Synaptic cleft width and postsynaptic density (PSD) thickness are unchanged in G72 transgenic animals. (a) Electron micrograph of a glutamatergic synapse sampled for measurement. Scale bar: 150 nm. (b) Area selected for measurements (white box in a). (c) Line graph shows vertically summed optical density values of the synapse shown in b. (d) Synaptic cleft width (P=0.996) and PSD thickness (P=0.711) did not differ between wild type (WT; n=44 synapses from two mice) and G72Tg (n=36 synapses from two mice) mice. The median values and interquartile ranges are shown. Animals used for these measurements were taken from litters L#3 and L#4.

Figure 4

The number of synapses and granule cells decreased in G72Tg mice, and it was normalized by N-acetylcysteine (NAC) treatment. (a) Light micrograph shows a hippocampal section before measurements.
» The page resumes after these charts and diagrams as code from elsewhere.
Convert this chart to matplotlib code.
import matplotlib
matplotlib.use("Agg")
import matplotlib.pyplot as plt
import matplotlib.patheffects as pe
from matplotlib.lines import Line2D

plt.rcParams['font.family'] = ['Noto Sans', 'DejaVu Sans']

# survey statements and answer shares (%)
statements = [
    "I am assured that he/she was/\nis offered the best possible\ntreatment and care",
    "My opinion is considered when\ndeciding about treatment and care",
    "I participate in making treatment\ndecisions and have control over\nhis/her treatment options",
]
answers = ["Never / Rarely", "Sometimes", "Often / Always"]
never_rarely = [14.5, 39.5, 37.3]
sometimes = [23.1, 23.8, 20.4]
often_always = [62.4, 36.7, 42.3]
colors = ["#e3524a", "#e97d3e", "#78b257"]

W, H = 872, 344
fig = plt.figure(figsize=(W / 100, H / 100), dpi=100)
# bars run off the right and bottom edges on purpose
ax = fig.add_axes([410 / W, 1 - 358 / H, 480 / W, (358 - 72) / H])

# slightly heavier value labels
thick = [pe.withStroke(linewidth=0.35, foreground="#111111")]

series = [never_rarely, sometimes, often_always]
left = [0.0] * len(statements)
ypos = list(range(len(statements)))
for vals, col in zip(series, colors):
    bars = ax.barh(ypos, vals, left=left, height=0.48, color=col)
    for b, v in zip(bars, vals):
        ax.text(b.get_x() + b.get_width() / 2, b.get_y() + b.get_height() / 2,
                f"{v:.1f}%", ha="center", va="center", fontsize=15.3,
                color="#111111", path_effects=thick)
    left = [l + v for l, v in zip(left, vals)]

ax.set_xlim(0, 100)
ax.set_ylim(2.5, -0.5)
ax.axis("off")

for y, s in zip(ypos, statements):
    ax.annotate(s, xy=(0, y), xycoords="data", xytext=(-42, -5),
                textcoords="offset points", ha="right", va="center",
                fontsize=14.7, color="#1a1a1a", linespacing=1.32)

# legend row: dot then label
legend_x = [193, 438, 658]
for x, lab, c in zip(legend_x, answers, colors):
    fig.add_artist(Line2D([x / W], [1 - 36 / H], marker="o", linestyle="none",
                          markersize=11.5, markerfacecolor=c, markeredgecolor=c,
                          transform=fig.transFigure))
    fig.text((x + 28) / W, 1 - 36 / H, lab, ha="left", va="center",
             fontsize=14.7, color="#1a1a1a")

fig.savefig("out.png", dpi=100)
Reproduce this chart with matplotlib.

White dashed line marks the molecular and granule cell layer border of the dentate gyrus, stripes indicate the outer two-thirds of the molecular layer, from where the samples were collected. (b) Electron micrograph shows an image from a series used for physical disector method. Green/red lines show the stereological counting frame (5 × 5 μm). (c) The number of synapses in the outer two-thirds of the molecular layer is decreased in G72Tg mice. This effect is reversed by NAC treatment in G72TgN mice. Dots represent individual measurements (n=18 in each group), lines represent the mean values (WT: 41.98 × 10⁸, s.d.=±7.77 × 10⁸; G72Tg: 32.38 × 10⁸, s.d.=±1.07 × 10⁹; G72TgN: 41.04 × 10⁸, s.d.=±1.08 × 10⁹). WT versus G72Tg P=0.004, G72Tg versus G72TgN P=0.021. Total number of synapses counted during stereological measurements: WT: 444 synapses, G72Tg: 327 synapses, G72TgN: 417 synapses. (d) Light micrograph shows the dentate gyrus. White dashed line marks the granule cell layer (the sampling area). (e) Light micrograph from optical fractionator measurement. Green/red lines: stereological counting frame (7 × 7 μm). Hematoxylin-labeled nuclei of granule cells (purple) were counted. (f) Number of granule cells is decreased in G72Tg mice, which is reversed by NAC treatment (*, Friedman test P<0.05). Note that the optical fractionator method used in this experiment results in a single final value for every individual animal investigated (dots). Values connected by lines correspond to littermates. Numbers indicate litters. Litter number 6 (L#6): WT: number of cells counted during measurement: n=380, G72Tg (n=349), G72TgN (n=374); L#7: n=369, 335, 370; L#8 n=392, 344, 352; L#9: n=297, 324, 348. Data are given for one brain hemisphere in all cases.